(Aim of the task) In the listing that follows, retype every line from the first through the one containing "obce Žďár nad". Pictures are to be left out.
# Start of Data section
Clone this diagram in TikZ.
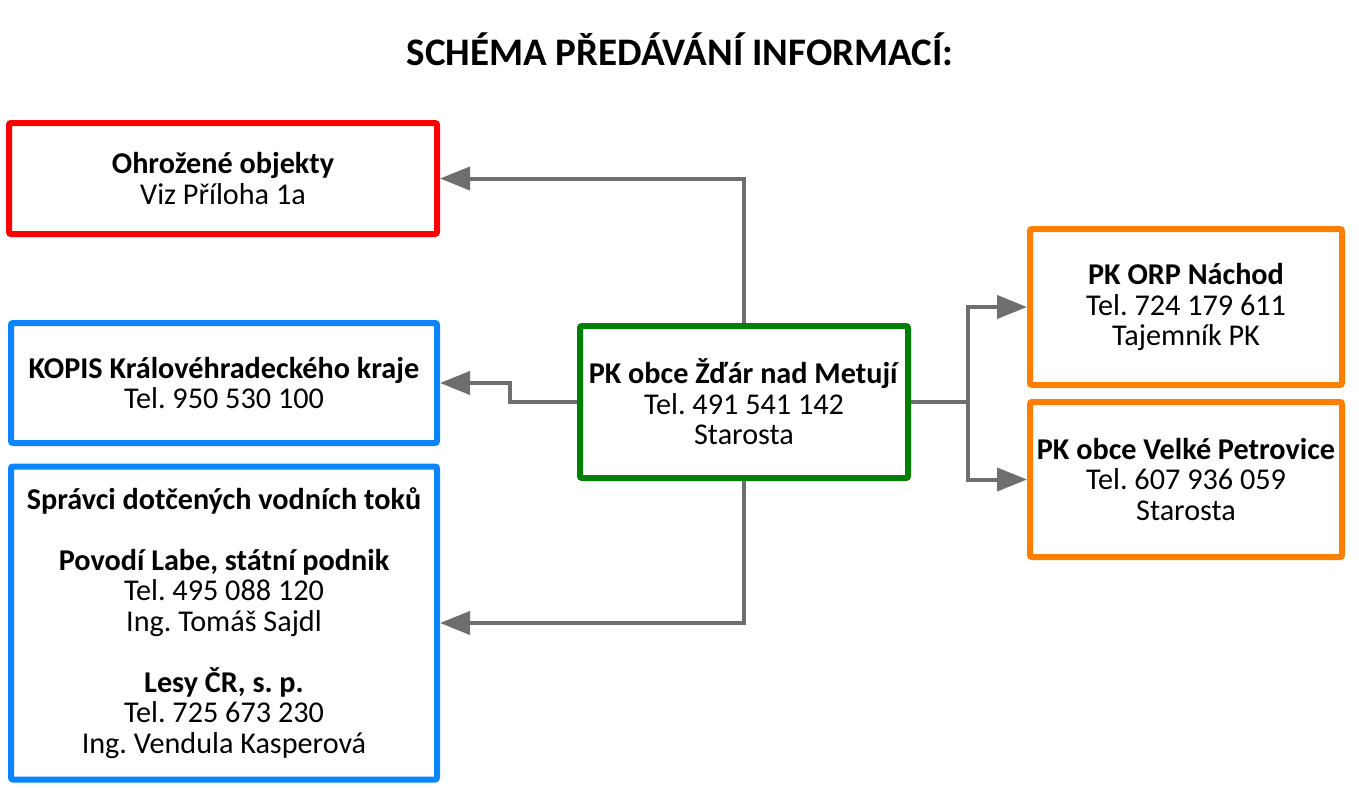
\documentclass[tikz,border=0pt]{standalone}
\usepackage{fontspec}
\setmainfont{Carlito}
\usepackage{tikz}
\usetikzlibrary{arrows.meta,positioning}
\frenchspacing

\definecolor{boxred}{HTML}{FF0000}
\definecolor{boxblue}{HTML}{0A84FF}
\definecolor{boxgreen}{HTML}{008000}
\definecolor{boxorange}{HTML}{FF8000}
\definecolor{linkgray}{HTML}{6E6E6E}

\begin{document}
\begin{tikzpicture}[
    x=1pt, y=-1pt,
    font=\fontsize{30.2}{30.5}\selectfont,
    unit/.style={draw, line width=6pt, rounded corners=2pt, align=center, inner sep=0pt},
    link/.style={linkgray, line width=4pt, -{Triangle[length=30pt, width=23pt]}}
  ]

  \useasboundingbox (0,0) rectangle (1359,787);

  % --- Title ---
  \node[font=\fontsize{39}{42}\selectfont\bfseries] (title) at (680,49) {SCHÉMA PŘEDÁVÁNÍ INFORMACÍ:};

  % --- Left side ---
  \node[unit, boxred, minimum width=428, minimum height=111] (ohro) at (223,178.5)
    {\color{black}\textbf{Ohrožené objekty}\\\color{black}Viz Příloha 1a};
  \node[unit, boxblue, minimum width=426, minimum height=120] (kopis) at (224,383)
    {\color{black}\textbf{KOPIS Královéhradeckého kraje}\\\color{black}Tel. 950 530 100};
  \node[unit, boxblue, minimum width=426, minimum height=313] (spravci) at (224,623)
    {\color{black}\textbf{Správci dotčených vodních toků}\\[30.5pt]
     \color{black}\textbf{Povodí Labe, státní podnik}\\\color{black}Tel. 495 088 120\\\color{black}Ing. Tomáš Sajdl\\[30.5pt]
     \color{black}\textbf{Lesy ČR, s. p.}\\\color{black}Tel. 725 673 230\\\color{black}Ing. Vendula Kasperová};

  % --- Centre ---
  \node[unit, boxgreen, minimum width=328, minimum height=152] (pk) at (744,402)
    {\color{black}\textbf{PK obce Žďár nad Metují}\\\color{black}Tel. 491 541 142\\\color{black}Starosta};

  % --- Right side ---
  \node[unit, boxorange, minimum width=312, minimum height=156] (orp) at (1186,307)
    {\color{black}\textbf{PK ORP Náchod}\\\color{black}Tel. 724 179 611\\\color{black}Tajemník PK};
  \node[unit, boxorange, minimum width=312, minimum height=155] (velke) at (1186,479.5)
    {\color{black}\textbf{PK obce Velké Petrovice}\\\color{black}Tel. 607 936 059\\\color{black}Starosta};

  % --- Connections ---
  \draw[link] (pk.north) |- (ohro.east);
  \draw[link] (pk.west) -- ++(-67,0) |- (kopis.east);
  \draw[link] (pk.south) |- (spravci.east);
  \draw[linkgray, line width=4pt] (pk.east) -- ++(57,0) coordinate (split);
  \draw[link] (split) |- (orp.west);
  \draw[link] (split) |- (velke.west);

\end{tikzpicture}
\end{document}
# End of Data section
(Finished task)
Clone this diagram in TikZ.
\documentclass[tikz,border=0pt]{standalone}
\usepackage{fontspec}
\setmainfont{Carlito}
\usepackage{tikz}
\usetikzlibrary{arrows.meta,positioning}
\frenchspacing

\definecolor{boxred}{HTML}{FF0000}
\definecolor{boxblue}{HTML}{0A84FF}
\definecolor{boxgreen}{HTML}{008000}
\definecolor{boxorange}{HTML}{FF8000}
\definecolor{linkgray}{HTML}{6E6E6E}

\begin{document}
\begin{tikzpicture}[
    x=1pt, y=-1pt,
    font=\fontsize{30.2}{30.5}\selectfont,
    unit/.style={draw, line width=6pt, rounded corners=2pt, align=center, inner sep=0pt},
    link/.style={linkgray, line width=4pt, -{Triangle[length=30pt, width=23pt]}}
  ]

  \useasboundingbox (0,0) rectangle (1359,787);

  % --- Title ---
  \node[font=\fontsize{39}{42}\selectfont\bfseries] (title) at (680,49) {SCHÉMA PŘEDÁVÁNÍ INFORMACÍ:};

  % --- Left side ---
  \node[unit, boxred, minimum width=428, minimum height=111] (ohro) at (223,178.5)
    {\color{black}\textbf{Ohrožené objekty}\\\color{black}Viz Příloha 1a};
  \node[unit, boxblue, minimum width=426, minimum height=120] (kopis) at (224,383)
    {\color{black}\textbf{KOPIS Královéhradeckého kraje}\\\color{black}Tel. 950 530 100};
  \node[unit, boxblue, minimum width=426, minimum height=313] (spravci) at (224,623)
    {\color{black}\textbf{Správci dotčených vodních toků}\\[30.5pt]
     \color{black}\textbf{Povodí Labe, státní podnik}\\\color{black}Tel. 495 088 120\\\color{black}Ing. Tomáš Sajdl\\[30.5pt]
     \color{black}\textbf{Lesy ČR, s. p.}\\\color{black}Tel. 725 673 230\\\color{black}Ing. Vendula Kasperová};

  % --- Centre ---
  \node[unit, boxgreen, minimum width=328, minimum height=152] (pk) at (744,402)
    {\color{black}\textbf{PK obce Žďár nad Metují}\\\color{black}Tel. 491 541 142\\\color{black}Starosta};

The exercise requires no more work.